The Episcopal Book of Common Prayer describes God as the one who "knows our necessities before we ask and our ignorance in asking." If this is what we believe, then the needs of the patients being studied are well known to God before they checked into the hospital, received certification from their HMOs, and were divided into the groups who would be prayed for unknowingly, knowingly prayed for, or ignored. So what kind of a God do we have here, anyway? Does this God keep files, one for those being prayed for and one for those desolate folks ignored by the faithful? I suppose this view of God means that some poor person stands before God in desperate need, God checks the intercession file, and announces "Too bad, so sad, not enough prayers came in, so you, friend, are out of luck." Or, do we have a God who is forgetful of his creation and needs prayers to serve as something of a string around the divine finger to remind God to be compassionate?
I would like to think that God does not run the intercessory prayer enterprise like a popularity poll, with those most prayed for gaining the benefits and others neglected. I would find it unsettling for God to need to be reminded of his job. If we are to pray for each other, then we need to consider some more mature and compelling reasons for intercessions.
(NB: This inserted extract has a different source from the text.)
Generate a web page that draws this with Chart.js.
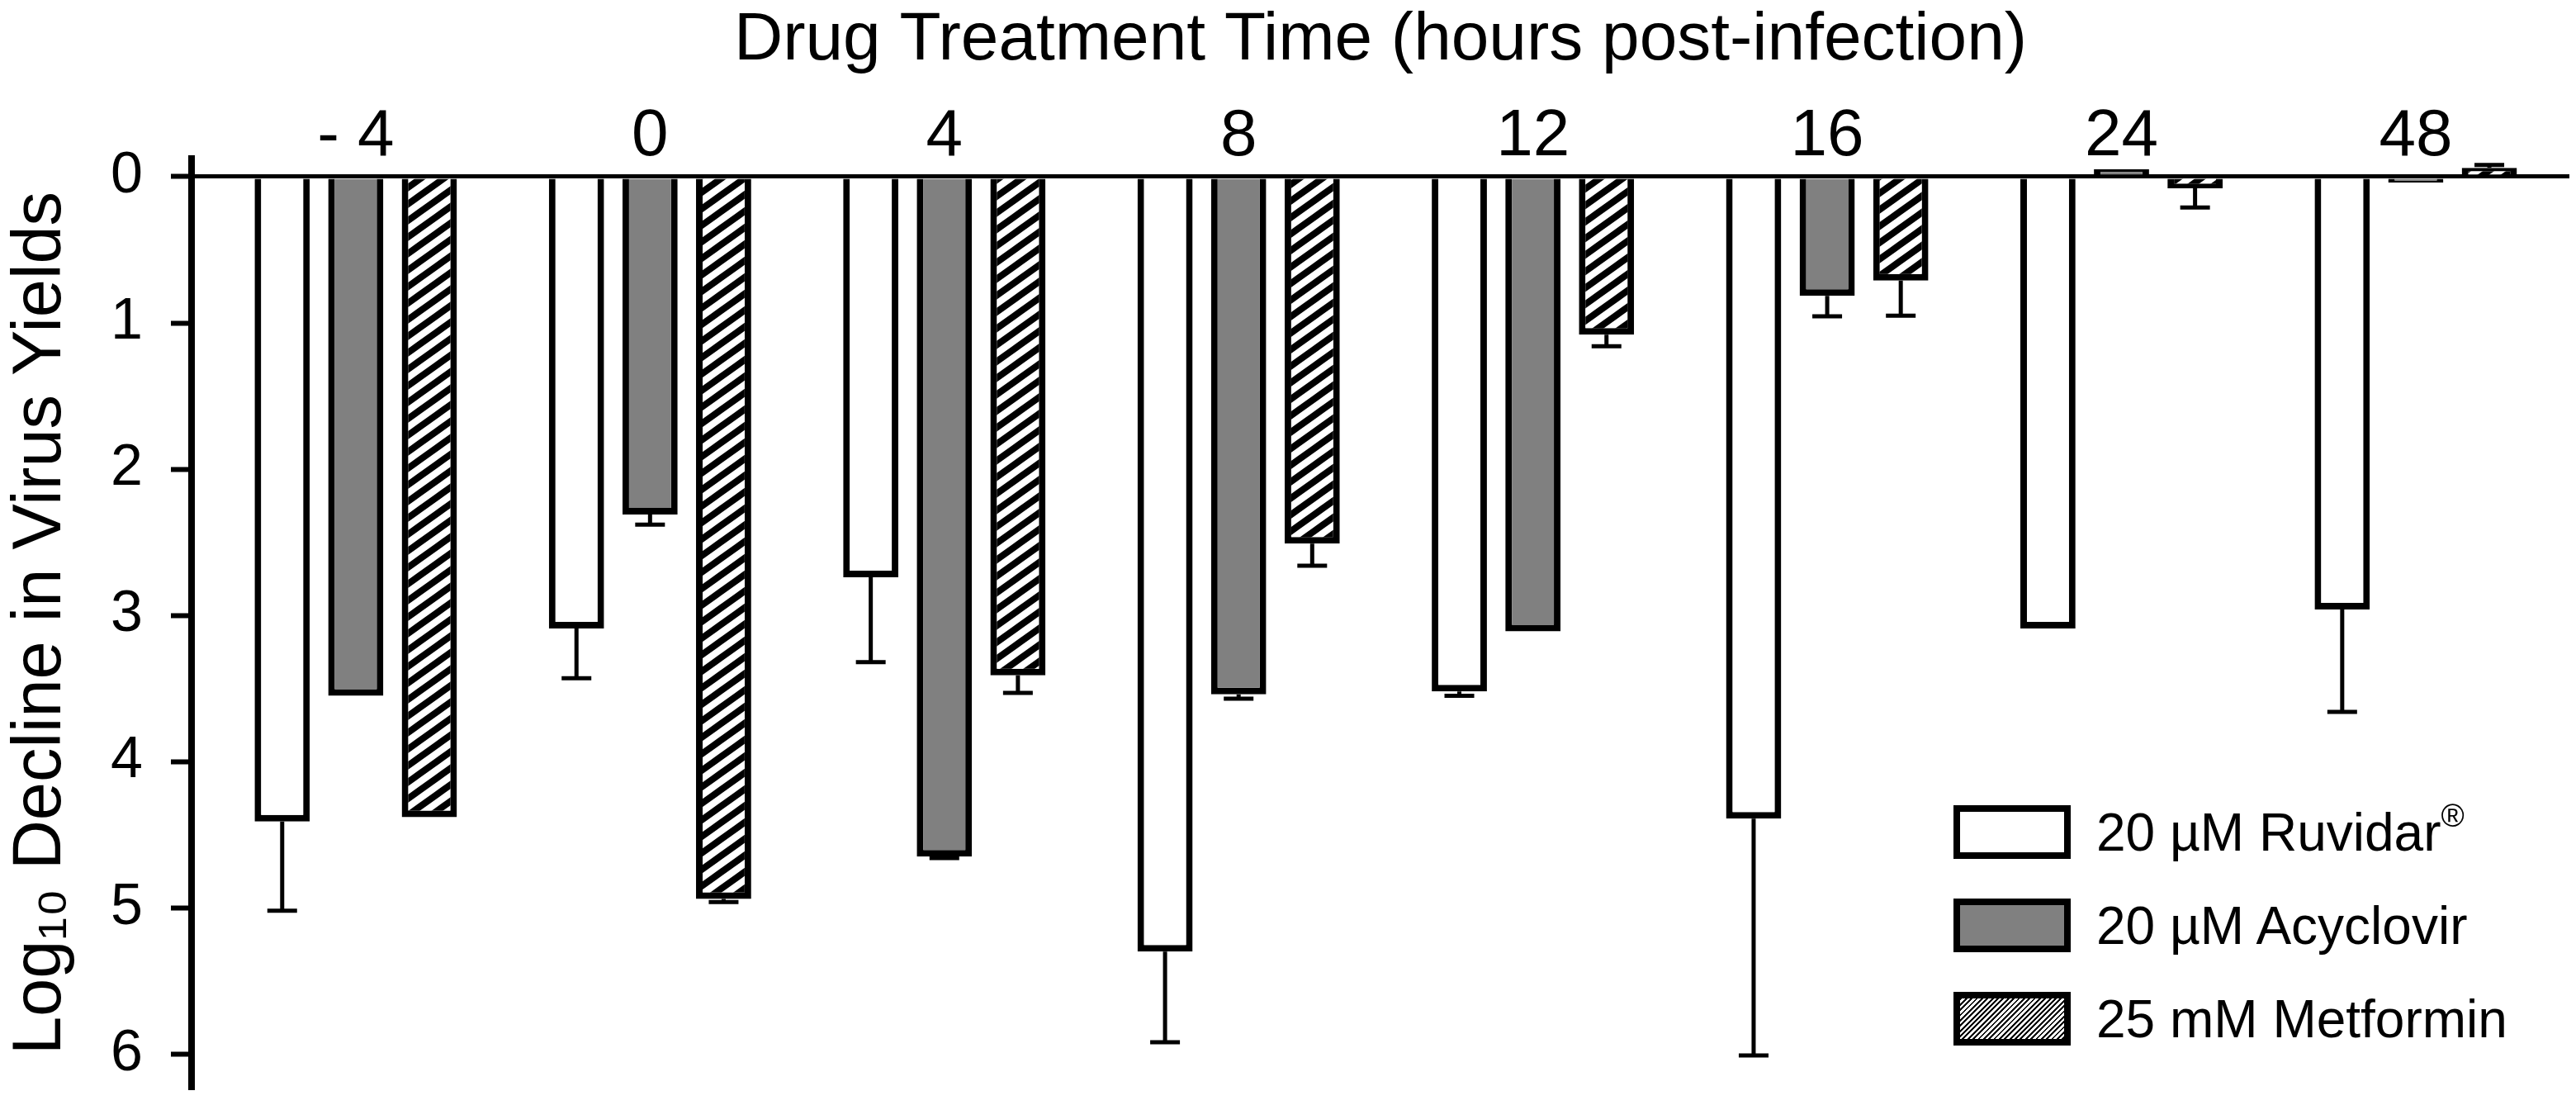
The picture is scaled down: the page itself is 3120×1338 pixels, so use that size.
<!DOCTYPE html>
<html>
<head>
<meta charset="utf-8">
<script src="https://cdn.jsdelivr.net/npm/chart.js@4.4.1/dist/chart.umd.min.js"></script>
<style>
  html, body { margin: 0; padding: 0; background: #fff; }
  #wrap { position: relative; width: 3120px; height: 1338px; }
  #legend { position: absolute; left: 2366px; top: 975px; font-family: "Liberation Sans", Arial, sans-serif; font-size: 64px; color: #000; }
  .row { display: flex; align-items: center; height: 65px; margin-bottom: 48px; white-space: nowrap; }
  .sw { box-sizing: border-box; width: 142px; height: 65px; border: 8px solid #000; margin-right: 31px; }
  .row sup { font-size: 0.6em; vertical-align: 0.75em; line-height: 0; }
</style>
</head>
<body>
<div id="wrap">
  <canvas id="chart" width="3120" height="1338"></canvas>
  <div id="legend"></div>
</div>
<script>
const categories = ['- 4', '0', '4', '8', '12', '16', '24', '48'];
const seriesNames = ['20 µM Ruvidar®', '20 µM Acyclovir', '25 mM Metformin'];

const ruvidar = [4.41, 3.09, 2.74, 5.30, 3.52, 4.39, 3.09, 2.96];
const ruvidarErr = [0.61, 0.34, 0.58, 0.62, 0.03, 1.62, 0, 0.70];
const acyclovir = [3.55, 2.31, 4.65, 3.54, 3.11, 0.815, -0.05, 0.04];
const acyclovirErr = [0, 0.07, 0.01, 0.03, 0, 0.14, 0, 0];
const metformin = [4.38, 4.94, 3.41, 2.51, 1.08, 0.71, 0.08, -0.06];
const metforminErr = [0, 0.02, 0.12, 0.15, 0.08, 0.24, 0.13, 0.02];

const yTicks = [0, 1, 2, 3, 4, 5, 6];
const xTitle = 'Drug Treatment Time (hours post-infection)';
const yTitle = 'Log₁₀ Decline in Virus Yields';

const FONT = '"Liberation Sans", Arial, sans-serif';
Chart.defaults.font.family = FONT;
Chart.defaults.color = '#000';

// diagonal hatch used for the metformin bars
function hatchPattern() {
  const w = 28, h = 20;
  const c = document.createElement('canvas');
  c.width = w; c.height = h;
  const g = c.getContext('2d');
  g.fillStyle = '#fff';
  g.fillRect(0, 0, w, h);
  g.strokeStyle = '#000';
  g.lineWidth = 8;
  for (const dy of [-h, 0, h]) {
    g.beginPath();
    g.moveTo(-w, 2 * h + dy);
    g.lineTo(2 * w, -h + dy);
    g.stroke();
  }
  return g.createPattern(c, 'repeat');
}

const toXY = (arr) => arr.map((v, i) => ({ x: i, y: v }));

const errorBars = {
  id: 'errorBars',
  afterDatasetsDraw(chart) {
    const { ctx } = chart;
    const ys = chart.scales.y;
    chart.data.datasets.forEach((ds, i) => {
      const meta = chart.getDatasetMeta(i);
      meta.data.forEach((bar, j) => {
        const v = ds.data[j].y, e = ds.err[j];
        if (!e) return;
        const y1 = ys.getPixelForValue(v);
        const y2 = ys.getPixelForValue(v + (v < 0 ? -e : e));
        ctx.save();
        ctx.strokeStyle = '#000';
        ctx.lineWidth = 5;
        ctx.beginPath();
        ctx.moveTo(bar.x, y1);
        ctx.lineTo(bar.x, y2);
        ctx.moveTo(bar.x - 18, y2);
        ctx.lineTo(bar.x + 18, y2);
        ctx.stroke();
        ctx.restore();
      });
    });
  },
};

const fills = ['#ffffff', '#808080', hatchPattern()];
const errs = [ruvidarErr, acyclovirErr, metforminErr];

new Chart(document.getElementById('chart'), {
  type: 'bar',
  data: {
    datasets: [ruvidar, acyclovir, metformin].map((vals, k) => ({
      label: seriesNames[k],
      data: toXY(vals),
      err: errs[k],
      backgroundColor: fills[k],
      borderColor: '#000',
      borderWidth: 8,
      borderSkipped: 'start',
      categoryPercentage: 0.75,
      barPercentage: 0.75,
    })),
  },
  options: {
    responsive: false,
    animation: false,
    layout: { padding: { left: 0, top: 0, right: 8, bottom: 21 } },
    plugins: { legend: { display: false }, tooltip: { enabled: false } },
    scales: {
      x: {
        type: 'linear',
        position: 'top',
        offset: false,
        min: -0.558,
        max: 7.522,
        grid: { display: false, drawTicks: false },
        border: { display: false },
        ticks: {
          stepSize: 1,
          includeBounds: false,
          autoSkip: false,
          maxRotation: 0,
          padding: -14,
          color: '#000',
          font: { size: 80, lineHeight: 1 },
          callback: (v) => categories[v] ?? '',
        },
        title: { display: true, text: xTitle, color: '#000', padding: 0, font: { size: 82, lineHeight: 1.2 } },
        afterFit: (s) => { s.height = 192; s.paddingLeft = s.paddingRight = 0; },
      },
      y: {
        type: 'linear',
        reverse: true,
        min: -0.124,
        max: 6.23,
        z: 1,
        afterBuildTicks: (s) => { s.ticks = yTicks.map((v) => ({ value: v })); },
        grid: {
          color: (c) => (c.tick && c.tick.value === 0 ? '#000' : 'rgba(0,0,0,0)'),
          lineWidth: 5,
          tickColor: '#000',
          tickLength: 25,
          tickWidth: 6,
        },
        border: { display: true, color: '#000', width: 8 },
        ticks: { padding: 34, color: '#000', font: { size: 70 } },
        title: { display: true, text: yTitle, color: '#000', padding: 0, font: { size: 83, lineHeight: 1.2 } },
        afterFit: (s) => { s.width = 232; s.paddingTop = s.paddingBottom = 0; },
      },
    },
  },
  plugins: [errorBars],
});

// legend
const swatchBg = [
  '#fff',
  '#808080',
  'repeating-linear-gradient(135deg, #000 0 2px, #fff 2px 4.5px)',
];
document.getElementById('legend').innerHTML = seriesNames
  .map((n, k) => `<div class="row"><div class="sw" style="background:${swatchBg[k]}"></div><span>${n.replace('®', '<sup>®</sup>')}</span></div>`)
  .join('');
</script>
</body>
</html>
Intercession reminds us that human life is lived in community. The restoration of health involves people caring for the body, the mind and the human spirit. Chaplain Marek, at the Mayo Clinic offers an interesting explanation for why the people who knew they were prayed for had (slightly) more instances of postoperative complications. Perhaps they neglected their medical care during recovery because they thought that prayer covered all bases. It doesn't. Whenever we pray for the sick at our healing services, at the Episcopal parish where I serve, we always pray for physicians, nurses and all who minister to the suffering, recognizing that we are engaged in common endeavor.